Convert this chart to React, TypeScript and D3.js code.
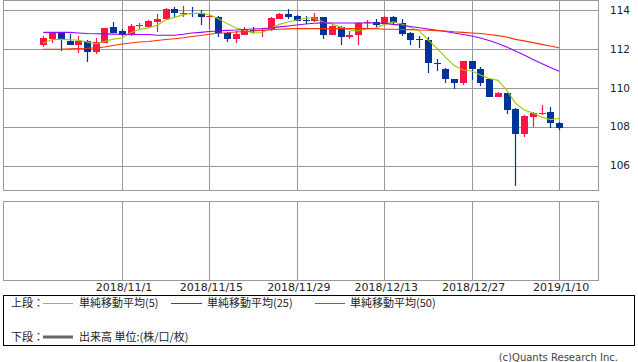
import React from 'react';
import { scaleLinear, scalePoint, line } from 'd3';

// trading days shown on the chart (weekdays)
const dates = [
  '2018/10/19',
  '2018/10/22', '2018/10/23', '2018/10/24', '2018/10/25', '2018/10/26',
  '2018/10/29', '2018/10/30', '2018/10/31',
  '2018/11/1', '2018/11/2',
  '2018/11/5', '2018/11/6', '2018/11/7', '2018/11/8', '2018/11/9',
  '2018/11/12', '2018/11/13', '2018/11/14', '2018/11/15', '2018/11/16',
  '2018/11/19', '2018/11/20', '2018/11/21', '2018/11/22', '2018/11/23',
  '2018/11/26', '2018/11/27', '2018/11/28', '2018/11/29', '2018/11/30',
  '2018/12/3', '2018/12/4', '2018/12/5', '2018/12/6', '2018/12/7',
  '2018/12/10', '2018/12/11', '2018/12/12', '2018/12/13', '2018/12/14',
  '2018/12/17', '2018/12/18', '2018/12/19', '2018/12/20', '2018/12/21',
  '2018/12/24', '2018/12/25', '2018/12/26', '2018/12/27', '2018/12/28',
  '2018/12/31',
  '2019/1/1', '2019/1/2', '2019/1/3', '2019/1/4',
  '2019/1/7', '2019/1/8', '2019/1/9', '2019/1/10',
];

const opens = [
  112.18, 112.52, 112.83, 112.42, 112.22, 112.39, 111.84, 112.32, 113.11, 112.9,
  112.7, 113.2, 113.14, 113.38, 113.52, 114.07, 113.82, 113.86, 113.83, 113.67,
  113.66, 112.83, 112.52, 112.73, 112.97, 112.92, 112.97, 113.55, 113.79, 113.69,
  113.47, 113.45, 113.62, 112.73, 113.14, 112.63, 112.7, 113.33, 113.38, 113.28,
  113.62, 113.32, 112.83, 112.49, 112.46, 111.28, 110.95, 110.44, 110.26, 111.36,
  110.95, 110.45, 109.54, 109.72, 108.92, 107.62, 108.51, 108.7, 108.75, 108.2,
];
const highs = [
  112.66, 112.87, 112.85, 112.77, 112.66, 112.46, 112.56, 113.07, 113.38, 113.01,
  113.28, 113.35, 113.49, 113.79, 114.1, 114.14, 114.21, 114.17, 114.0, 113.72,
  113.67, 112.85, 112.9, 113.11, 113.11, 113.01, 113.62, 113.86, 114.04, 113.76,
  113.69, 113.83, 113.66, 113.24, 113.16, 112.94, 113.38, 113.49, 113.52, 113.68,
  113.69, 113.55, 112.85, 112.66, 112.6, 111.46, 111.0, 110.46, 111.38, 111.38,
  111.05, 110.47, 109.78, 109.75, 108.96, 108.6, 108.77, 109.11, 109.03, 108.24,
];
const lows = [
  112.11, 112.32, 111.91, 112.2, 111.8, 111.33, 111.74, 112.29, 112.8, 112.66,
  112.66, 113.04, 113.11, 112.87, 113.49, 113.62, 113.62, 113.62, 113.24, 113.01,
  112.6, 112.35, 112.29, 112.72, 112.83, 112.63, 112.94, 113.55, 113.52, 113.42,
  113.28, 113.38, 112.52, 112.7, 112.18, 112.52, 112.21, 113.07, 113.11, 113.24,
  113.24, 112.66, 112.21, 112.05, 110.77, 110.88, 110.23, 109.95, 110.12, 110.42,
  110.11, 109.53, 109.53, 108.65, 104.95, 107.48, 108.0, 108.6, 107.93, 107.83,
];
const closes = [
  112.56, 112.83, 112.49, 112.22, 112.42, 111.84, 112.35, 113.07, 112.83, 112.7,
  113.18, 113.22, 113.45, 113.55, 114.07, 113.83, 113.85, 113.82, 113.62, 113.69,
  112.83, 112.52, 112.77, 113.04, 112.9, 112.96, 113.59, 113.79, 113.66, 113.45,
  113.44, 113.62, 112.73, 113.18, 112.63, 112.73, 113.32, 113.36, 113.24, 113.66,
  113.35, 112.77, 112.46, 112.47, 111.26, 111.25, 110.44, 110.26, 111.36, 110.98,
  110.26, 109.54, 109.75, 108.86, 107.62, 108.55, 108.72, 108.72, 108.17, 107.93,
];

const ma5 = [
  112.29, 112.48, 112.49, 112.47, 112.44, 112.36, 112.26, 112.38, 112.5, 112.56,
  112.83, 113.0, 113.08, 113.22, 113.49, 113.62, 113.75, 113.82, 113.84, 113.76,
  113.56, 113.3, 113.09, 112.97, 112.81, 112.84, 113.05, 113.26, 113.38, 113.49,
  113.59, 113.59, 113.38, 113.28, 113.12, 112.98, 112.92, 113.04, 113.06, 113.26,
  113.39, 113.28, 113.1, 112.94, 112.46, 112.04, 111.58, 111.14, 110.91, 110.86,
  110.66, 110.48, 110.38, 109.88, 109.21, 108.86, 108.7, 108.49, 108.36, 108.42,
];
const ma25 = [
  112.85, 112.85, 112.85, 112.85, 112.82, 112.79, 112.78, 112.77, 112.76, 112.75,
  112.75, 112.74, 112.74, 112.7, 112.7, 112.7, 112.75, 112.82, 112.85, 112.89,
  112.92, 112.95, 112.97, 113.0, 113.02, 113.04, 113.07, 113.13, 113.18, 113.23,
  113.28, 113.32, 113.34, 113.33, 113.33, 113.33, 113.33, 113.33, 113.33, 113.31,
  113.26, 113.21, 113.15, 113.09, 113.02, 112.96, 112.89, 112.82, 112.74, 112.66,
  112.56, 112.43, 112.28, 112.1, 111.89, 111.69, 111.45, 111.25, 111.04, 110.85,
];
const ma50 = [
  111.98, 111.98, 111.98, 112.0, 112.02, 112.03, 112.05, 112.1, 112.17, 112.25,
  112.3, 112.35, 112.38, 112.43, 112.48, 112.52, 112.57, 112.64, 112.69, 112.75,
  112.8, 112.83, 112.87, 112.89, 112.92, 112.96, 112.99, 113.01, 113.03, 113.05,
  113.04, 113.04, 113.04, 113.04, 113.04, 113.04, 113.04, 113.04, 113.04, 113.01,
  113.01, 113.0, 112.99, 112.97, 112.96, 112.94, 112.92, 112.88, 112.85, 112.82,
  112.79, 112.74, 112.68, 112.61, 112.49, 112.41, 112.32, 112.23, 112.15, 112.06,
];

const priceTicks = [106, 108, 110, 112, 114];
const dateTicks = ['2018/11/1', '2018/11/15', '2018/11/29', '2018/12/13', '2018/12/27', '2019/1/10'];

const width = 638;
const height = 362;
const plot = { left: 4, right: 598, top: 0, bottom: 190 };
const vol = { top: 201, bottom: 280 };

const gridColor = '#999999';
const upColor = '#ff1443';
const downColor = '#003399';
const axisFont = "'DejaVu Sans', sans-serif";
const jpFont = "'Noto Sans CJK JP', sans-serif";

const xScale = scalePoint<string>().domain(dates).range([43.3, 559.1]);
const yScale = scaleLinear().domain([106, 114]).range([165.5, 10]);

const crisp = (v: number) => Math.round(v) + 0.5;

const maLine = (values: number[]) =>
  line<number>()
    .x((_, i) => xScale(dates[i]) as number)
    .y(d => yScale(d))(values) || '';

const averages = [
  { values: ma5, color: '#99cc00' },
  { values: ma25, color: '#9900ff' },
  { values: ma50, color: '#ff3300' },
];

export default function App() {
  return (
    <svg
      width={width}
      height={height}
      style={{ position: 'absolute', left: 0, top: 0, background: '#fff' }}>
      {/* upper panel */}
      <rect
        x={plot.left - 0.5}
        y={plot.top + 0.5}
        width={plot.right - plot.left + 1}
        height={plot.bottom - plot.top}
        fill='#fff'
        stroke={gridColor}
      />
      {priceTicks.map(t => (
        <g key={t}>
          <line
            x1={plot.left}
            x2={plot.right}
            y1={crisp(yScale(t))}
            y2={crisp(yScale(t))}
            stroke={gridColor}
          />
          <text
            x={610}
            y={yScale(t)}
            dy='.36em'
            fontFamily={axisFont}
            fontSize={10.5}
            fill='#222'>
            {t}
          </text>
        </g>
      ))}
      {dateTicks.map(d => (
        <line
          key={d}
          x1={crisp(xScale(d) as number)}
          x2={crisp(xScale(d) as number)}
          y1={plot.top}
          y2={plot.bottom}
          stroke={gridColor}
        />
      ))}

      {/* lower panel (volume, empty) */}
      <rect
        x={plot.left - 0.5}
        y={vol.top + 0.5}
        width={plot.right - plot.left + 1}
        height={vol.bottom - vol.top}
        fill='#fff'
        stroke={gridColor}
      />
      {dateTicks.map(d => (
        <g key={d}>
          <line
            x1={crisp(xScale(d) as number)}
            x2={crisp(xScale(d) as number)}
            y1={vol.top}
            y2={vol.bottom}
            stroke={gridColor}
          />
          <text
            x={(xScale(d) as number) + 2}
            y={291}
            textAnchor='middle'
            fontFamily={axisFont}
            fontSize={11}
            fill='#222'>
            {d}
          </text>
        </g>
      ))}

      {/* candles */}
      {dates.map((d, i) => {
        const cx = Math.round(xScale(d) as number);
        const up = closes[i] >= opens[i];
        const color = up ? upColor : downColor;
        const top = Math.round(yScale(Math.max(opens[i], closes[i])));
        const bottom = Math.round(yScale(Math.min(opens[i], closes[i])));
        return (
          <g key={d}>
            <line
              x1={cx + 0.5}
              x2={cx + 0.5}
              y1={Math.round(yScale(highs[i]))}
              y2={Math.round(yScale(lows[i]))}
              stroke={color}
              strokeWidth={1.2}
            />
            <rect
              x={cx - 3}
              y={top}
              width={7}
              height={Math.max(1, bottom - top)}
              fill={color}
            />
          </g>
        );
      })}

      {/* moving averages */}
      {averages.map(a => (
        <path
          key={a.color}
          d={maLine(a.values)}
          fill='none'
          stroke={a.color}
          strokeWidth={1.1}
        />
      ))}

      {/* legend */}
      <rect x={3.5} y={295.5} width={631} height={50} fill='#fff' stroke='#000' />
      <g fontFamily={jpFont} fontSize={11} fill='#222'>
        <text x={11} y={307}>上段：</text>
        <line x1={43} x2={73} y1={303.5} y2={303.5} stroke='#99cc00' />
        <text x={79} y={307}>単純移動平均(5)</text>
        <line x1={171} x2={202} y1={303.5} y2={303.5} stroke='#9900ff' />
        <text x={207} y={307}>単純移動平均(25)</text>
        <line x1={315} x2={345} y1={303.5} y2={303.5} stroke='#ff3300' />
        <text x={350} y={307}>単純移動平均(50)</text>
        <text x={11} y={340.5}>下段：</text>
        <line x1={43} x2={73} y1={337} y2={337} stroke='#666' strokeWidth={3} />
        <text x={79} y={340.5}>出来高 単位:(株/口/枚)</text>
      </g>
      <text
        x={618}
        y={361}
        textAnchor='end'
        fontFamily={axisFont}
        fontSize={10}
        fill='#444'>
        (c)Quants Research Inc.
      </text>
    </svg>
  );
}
#####
● WRITTEN EXERCISE: Leave out the pictures and repeat the lines from the start of the material through the line with "scaleLinear, scalePoint, line", inclusive.

● WRITTEN SOLUTION:
Convert this chart to React, TypeScript and D3.js code.
import React from 'react';
import { scaleLinear, scalePoint, line } from 'd3';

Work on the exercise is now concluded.